Dataset section:

____________

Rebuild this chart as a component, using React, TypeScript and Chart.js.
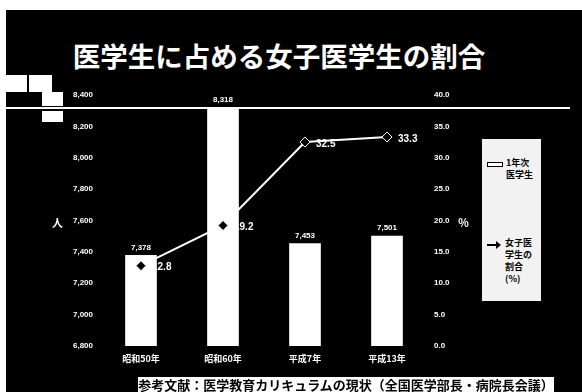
import React, { useEffect, useRef } from "react";
import { Chart, registerables } from "chart.js";

Chart.register(...registerables);

const categories = ["昭和50年", "昭和60年", "平成7年", "平成13年"];
const students = [7378, 8318, 7453, 7501];
const femaleRatio = [12.8, 19.2, 32.5, 33.3];
const leftMin = 6800;
const leftMax = 8400;
const leftStep = 200;
const rightMin = 0;
const rightMax = 40;
const rightStep = 5;

const NUM_FONT = '"Liberation Sans", Arial, sans-serif';
const JP_FONT = '"Noto Sans CJK JP", "Noto Sans", sans-serif';

const labelPlugin = {
  id: "valueLabels",
  afterDatasetsDraw(chart: any) {
    const ctx = chart.ctx;
    ctx.save();
    ctx.fillStyle = "#ffffff";
    const barMeta = chart.getDatasetMeta(0);
    ctx.font = `bold 8px ${NUM_FONT}`;
    ctx.textAlign = "center";
    ctx.textBaseline = "bottom";
    barMeta.data.forEach((el: any, i: number) => {
      ctx.fillText(students[i].toLocaleString("en-US"), el.x, el.y - 4);
    });
    const lineMeta = chart.getDatasetMeta(1);
    ctx.font = `bold 10px ${NUM_FONT}`;
    ctx.textAlign = "left";
    ctx.textBaseline = "middle";
    lineMeta.data.forEach((el: any, i: number) => {
      ctx.fillText(femaleRatio[i].toFixed(1), el.x + 11, el.y + 2);
    });
    ctx.restore();
  },
};

export default function App() {
  const canvasRef = useRef<HTMLCanvasElement | null>(null);

  useEffect(() => {
    if (!canvasRef.current) return;
    const chart = new Chart(canvasRef.current, {
      type: "bar",
      data: {
        labels: categories,
        datasets: [
          {
            type: "bar",
            label: "1年次医学生",
            data: students,
            backgroundColor: "#ffffff",
            borderWidth: 0,
            barThickness: 31,
            yAxisID: "y",
            order: 2,
          },
          {
            type: "line",
            label: "女子医学生の割合(%)",
            data: femaleRatio,
            borderColor: "#ffffff",
            borderWidth: 2,
            pointStyle: "rectRot",
            pointRadius: 5,
            pointBackgroundColor: "#000000",
            pointBorderColor: "#ffffff",
            pointBorderWidth: 1,
            tension: 0,
            yAxisID: "y1",
            order: 1,
          } as any,
        ],
      },
      options: {
        responsive: false,
        animation: false,
        devicePixelRatio: 1,
        layout: { padding: { top: 95, left: 0, right: 0, bottom: 0 } },
        plugins: {
          legend: { display: false },
          tooltip: { enabled: false },
          title: { display: false },
        },
        scales: {
          x: {
            grid: { display: false, drawTicks: false },
            border: { display: false },
            ticks: {
              color: "#ffffff",
              font: { family: JP_FONT, size: 9, weight: "bold" },
              padding: 7,
              maxRotation: 0,
            },
            afterFit(scale: any) {
              scale.height = 46;
            },
          },
          y: {
            position: "left",
            min: leftMin,
            max: leftMax,
            grid: { display: false, drawTicks: false },
            border: { display: false },
            ticks: {
              stepSize: leftStep,
              color: "#ffffff",
              font: { family: NUM_FONT, size: 8, weight: "bold" },
              padding: 7,
              callback: (v: any) => Number(v).toLocaleString("en-US"),
            },
            afterFit(scale: any) {
              scale.width = 100;
            },
          },
          y1: {
            position: "right",
            min: rightMin,
            max: rightMax,
            grid: { display: false, drawTicks: false },
            border: { display: false },
            ticks: {
              stepSize: rightStep,
              color: "#ffffff",
              font: { family: NUM_FONT, size: 8, weight: "bold" },
              padding: 6,
              callback: (v: any) => Number(v).toFixed(1),
            },
            afterFit(scale: any) {
              scale.width = 154;
            },
          },
        },
      },
      plugins: [labelPlugin],
    });
    return () => chart.destroy();
  }, []);

  const abs = (x: number, y: number, w: number, h: number, extra: any = {}) => ({
    position: "absolute" as const,
    left: x,
    top: y,
    width: w,
    height: h,
    ...extra,
  });

  return (
    <div style={{ position: "fixed", left: 0, top: 0, width: 582, height: 392, background: "#ffffff", overflow: "hidden" }}>
      <div style={abs(6, 10, 576, 382, { background: "#000000" })} />
      {/* decoration blocks */}
      <div style={abs(6, 75, 21, 17, { background: "#ffffff" })} />
      <div style={abs(29, 75, 23, 17, { background: "#ffffff" })} />
      <div style={abs(42, 92, 21, 14, { background: "#ffffff" })} />
      <div style={abs(42, 111, 21, 11, { background: "#ffffff" })} />
      {/* title underline */}
      <div style={abs(0, 107, 570, 2, { background: "#ffffff" })} />
      {/* title */}
      <div
        style={abs(-12, 35, 582, 40, {
          color: "#ffffff",
          fontFamily: JP_FONT,
          fontWeight: "bold",
          fontSize: 27.5,
          lineHeight: "40px",
          textAlign: "center",
          whiteSpace: "nowrap",
        })}
      >
        医学生に占める女子医学生の割合
      </div>
      <canvas ref={canvasRef} width={582} height={392} style={abs(0, 0, 582, 392)} />
      {/* axis unit labels */}
      <div style={abs(52, 214, 16, 16, { color: "#fff", fontFamily: JP_FONT, fontWeight: "bold", fontSize: 11, lineHeight: "16px" })}>人</div>
      <div style={abs(458, 214, 16, 16, { color: "#fff", fontFamily: JP_FONT, fontWeight: "bold", fontSize: 11, lineHeight: "16px" })}>％</div>
      {/* legend */}
      <div style={abs(482, 139, 59, 162, { background: "#f2f2f2" })}>
        <div style={abs(5, 23, 16, 5, { border: "1px solid #000", background: "#fff", boxSizing: "border-box" })} />
        <div style={abs(24, 18, 34, 26, { color: "#000", fontFamily: JP_FONT, fontWeight: "bold", fontSize: 9, lineHeight: "12px" })}>
          1年次<br />医学生
        </div>
        <div style={abs(5, 105, 12, 2, { background: "#000" })} />
        <div style={abs(14, 102, 0, 0, { borderLeft: "5px solid #000", borderTop: "4px solid transparent", borderBottom: "4px solid transparent" })} />
        <div style={abs(23, 98, 36, 52, { color: "#000", fontFamily: JP_FONT, fontWeight: "bold", fontSize: 9, lineHeight: "12px" })}>
          女子医<br />学生の<br />割合<br />(%)
        </div>
      </div>
      {/* caption */}
      <div
        style={abs(138, 377, 416, 18, {
          background: "#ffffff",
          color: "#000",
          fontFamily: JP_FONT,
          fontWeight: "bold",
          fontSize: 13,
          lineHeight: "16px",
          textAlign: "center",
          whiteSpace: "nowrap",
        })}
      >
        参考文献：医学教育カリキュラムの現状（全国医学部長・病院長会議）
      </div>
    </div>
  );
}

____________

Task description: Starting at the first line of the material, output exactly the lines up to and including the one with "const canvasRef = useRef<HTMLCanvasElement". Do not include the pictures.

Exercise response:
Rebuild this chart as a component, using React, TypeScript and Chart.js.
import React, { useEffect, useRef } from "react";
import { Chart, registerables } from "chart.js";

Chart.register(...registerables);

const categories = ["昭和50年", "昭和60年", "平成7年", "平成13年"];
const students = [7378, 8318, 7453, 7501];
const femaleRatio = [12.8, 19.2, 32.5, 33.3];
const leftMin = 6800;
const leftMax = 8400;
const leftStep = 200;
const rightMin = 0;
const rightMax = 40;
const rightStep = 5;

const NUM_FONT = '"Liberation Sans", Arial, sans-serif';
const JP_FONT = '"Noto Sans CJK JP", "Noto Sans", sans-serif';

const labelPlugin = {
  id: "valueLabels",
  afterDatasetsDraw(chart: any) {
    const ctx = chart.ctx;
    ctx.save();
    ctx.fillStyle = "#ffffff";
    const barMeta = chart.getDatasetMeta(0);
    ctx.font = `bold 8px ${NUM_FONT}`;
    ctx.textAlign = "center";
    ctx.textBaseline = "bottom";
    barMeta.data.forEach((el: any, i: number) => {
      ctx.fillText(students[i].toLocaleString("en-US"), el.x, el.y - 4);
    });
    const lineMeta = chart.getDatasetMeta(1);
    ctx.font = `bold 10px ${NUM_FONT}`;
    ctx.textAlign = "left";
    ctx.textBaseline = "middle";
    lineMeta.data.forEach((el: any, i: number) => {
      ctx.fillText(femaleRatio[i].toFixed(1), el.x + 11, el.y + 2);
    });
    ctx.restore();
  },
};

export default function App() {
  const canvasRef = useRef<HTMLCanvasElement | null>(null);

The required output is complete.